In 1889 he hired out as a deputy sheriff for Yavapai County Sheriff, Buckey O’Neill. While keeping the peace in the mining town of Congress he met twenty-year-old Melia Kirkland, the pretty daughter of pioneer rancher William Kirkland. In 1856 her father had raised the first American flag over Tucson. The couple were married in Prescott in 1891 and the following day they took up residence in Jerome, a mining town perched on the side of Cleopatra Hill in the Verde Valley.
Jerome was a typical western mining town with an abundance of boisterous, devil-may-care reprobates and dozens of saloons that remained open twenty-four hours a day, seven days a week. Keeping the peace took a man with the bark still on.

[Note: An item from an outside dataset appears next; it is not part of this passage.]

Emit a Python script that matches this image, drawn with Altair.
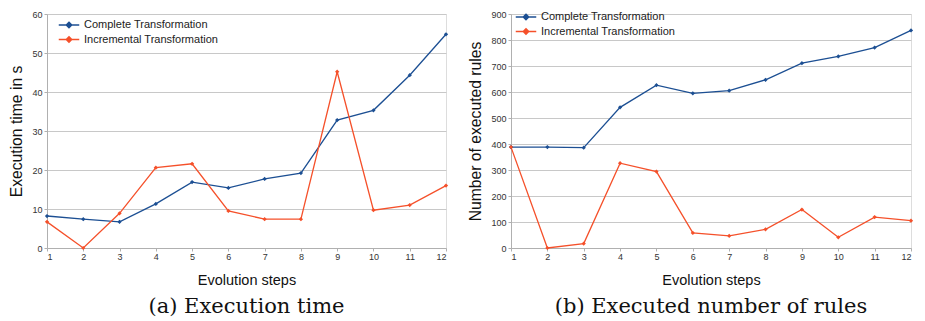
import altair as alt
import pandas as pd

steps = list(range(1, 13))
series_names = ["Complete Transformation", "Incremental Transformation"]
time_complete = [8.2, 7.4, 6.7, 11.3, 16.9, 15.4, 17.7, 19.2, 32.8, 35.3, 44.3, 54.8]
time_incremental = [6.7, 0.0, 8.9, 20.6, 21.6, 9.5, 7.4, 7.4, 45.2, 9.7, 11.0, 16.0]
rules_complete = [388, 388, 386, 541, 626, 595, 605, 647, 711, 737, 771, 837]
rules_incremental = [388, 0, 17, 326, 294, 58, 47, 72, 148, 41, 119, 105]
colors = ["#1c4f93", "#f5502a"]

def make_df(a, b):
    rows = []
    for s, v in zip(steps, a):
        rows.append({"step": s, "value": v, "series": series_names[0]})
    for s, v in zip(steps, b):
        rows.append({"step": s, "value": v, "series": series_names[1]})
    return pd.DataFrame(rows)

LEG_SYMBOL = "M-1.45,0H1.45M0,-0.38L0.38,0L0,0.38L-0.38,0Z"

def panel(df, ytitle, ymax, ystep, caption, w, h, legx, legy):
    color = alt.Color(
        "series:N",
        scale=alt.Scale(domain=series_names, range=colors),
        legend=alt.Legend(
            title=None, orient="none", legendX=legx, legendY=legy,
            symbolType=LEG_SYMBOL, symbolSize=200, symbolStrokeWidth=1.5,
            labelFont="Liberation Sans", labelFontSize=11, labelColor="#222",
            rowPadding=0.5, labelOffset=7,
        ),
    )
    x = alt.X("step:Q", title="Evolution steps",
              scale=alt.Scale(domain=[1, 12], nice=False),
              axis=alt.Axis(values=steps, format="d", grid=False, labelFontSize=9,
                            titleFontSize=14.5, titlePadding=12, titleFontWeight="normal",
                            titleFont="Liberation Sans", labelFont="Liberation Sans",
                            titleColor="#111",
                            labelColor="#333", tickSize=3, tickColor="#b0b0b0",
                            domainColor="#b0b0b0", labelPadding=1))
    y = alt.Y("value:Q", title=ytitle,
              scale=alt.Scale(domain=[0, ymax], nice=False),
              axis=alt.Axis(values=list(range(0, ymax + 1, ystep)), labelFontSize=9,
                            titleFontSize=15.7, titleFontWeight="normal",
                            titleFont="Liberation Sans", labelFont="Liberation Sans",
                            labelColor="#333", tickSize=3, tickColor="#b0b0b0",
                            domainColor="#b0b0b0", gridColor="#c8c8c8",
                            labelPadding=2, titlePadding=7, titleColor="#111"))
    base = alt.Chart(df).encode(x=x, y=y, color=color)
    lines = base.mark_line(strokeWidth=1.3)
    pts = base.mark_point(shape="diamond", filled=True, size=18, opacity=1)
    return alt.layer(lines, pts).properties(
        width=w, height=h,
        title=alt.TitleParams(caption, orient="bottom", font="DejaVu Serif",
                              fontSize=21, fontWeight="normal", color="#111", offset=9),
    )

left = panel(make_df(time_complete, time_incremental), "Execution time in s", 60, 10,
             "(a) Execution time", 399, 234, 14, 3)
right = panel(make_df(rules_complete, rules_incremental), "Number of executed rules", 900, 100,
              "(b) Executed number of rules", 400, 234, 7, -5)

chart = alt.hconcat(left, right, spacing=17).resolve_scale(color="independent").configure_view(
    stroke="#c8c8c8"
).properties(padding={"left": 0, "top": 0, "right": 0, "bottom": 0}).configure(background="white")

chart.save("out.html", embed_options={"renderer": "svg", "actions": False})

One night three men escaped to the outskirts of town after killing a man over a card game. They sent a challenge to Roberts and a young deputy to come and get them. As the two lawmen approached the desperados Roberts said quietly, “You take the one in the middle and I’ll take the other two.”
When the youngster started to tremble, Roberts said in a kind but firm tone, “Step out of the way son; I’ll take ‘em all.”
A moment later all three killers were dead on the ground.
Over the next several years Roberts was a deputy sheriff in Douglas, Florence and Humboldt. In 1927, at the age of sixty-nine he returned to the Verde Valley and took a job as constable at Clarkdale. Arizona’s wild and wooly days were over. The era of the gunfighter had passed from reality into the realm of romance and into the hands of novelists and mythmakers.
By this time Roberts was one of only two or three of the fighting men of the Pleasant Valley War still living; a genuine western idol of an age turned to legend. Unlike others of the era he didn’t have much to say about those days. There was no brag nor swag. He also didn’t drink or play cards. He still lived by the feudist, Code of Silence and clammed up whenever anyone asked him about the Graham-Tewksbury war. A Hollywood film company offered him a lot of money to tell what he knew about it. He turned them down.
I interviewed his son, Bill Roberts, in the early 1970s who told me his father never spoke to him of his days as a Tewksbury partisan in the Pleasant Valley War. Nor did he talk of much else concerning his past. “My mother,” he said, “Only knew that my father ‘came from Missouri.’”
Youngsters around Clarkdale heard their father’s stories about Uncle Jim’s days as a famous gunfighter and lawman but all they knew about the Old West was gleaned from the western movies starring Buck Jones, Hoot Gibson, Ken Maynard and Tom Mix.
They asked questions such as, “Why doesn’t he dress like Tom Mix?” Why does he ride a mule instead of a horse? Why does Uncle Jim wear an old slouch hat instead of a wide-brimmed Stetson?
To all these questions Uncle Jim just smiled and went about his duty. In time they began to suspect the stories their parents told were just tall tales.
All those doubts were laid to rest on the morning of June 21st, 1928 when two Oklahoma bank robbers named Willard Forester and Earl Nelson held up the Bank of Arizona in downtown Clarkdale. They ran outside the bank with $40,000 and jumped into their getaway car. It was the largest robbery in Arizona history at the time.
They turned the corner just as Uncle Jim was making his rounds. Nelson spotted the old lawman and fired a shot that ricocheted off the sidewalk in front of him. As the car sped away the Roberts drew his pistol from his hip pocket, took a deliberate aim and shot the driver through the head. The car careened off the road and into the school yard. Hollywood couldn’t have staged it any better if something spectacular was needed to show those youngsters the old gunfighter still had the right stuff.
Uncle Jim was late coming home to lunch that day and when Melia asked what kept him. True to his character, he simply said, “There was some trouble.” According to his son that’s all he ever said about the shootout.
Uncle Jim died of a heart attack January 8th , 1934 while making his rounds. It seems fitting that one of the Old West’s greatest lawmen and the last gunfighter of the Pleasant Valley War should die with his boots on. But wait a minute—one thing I forgot to mention—Uncle Jim didn’t wear cowboy boots.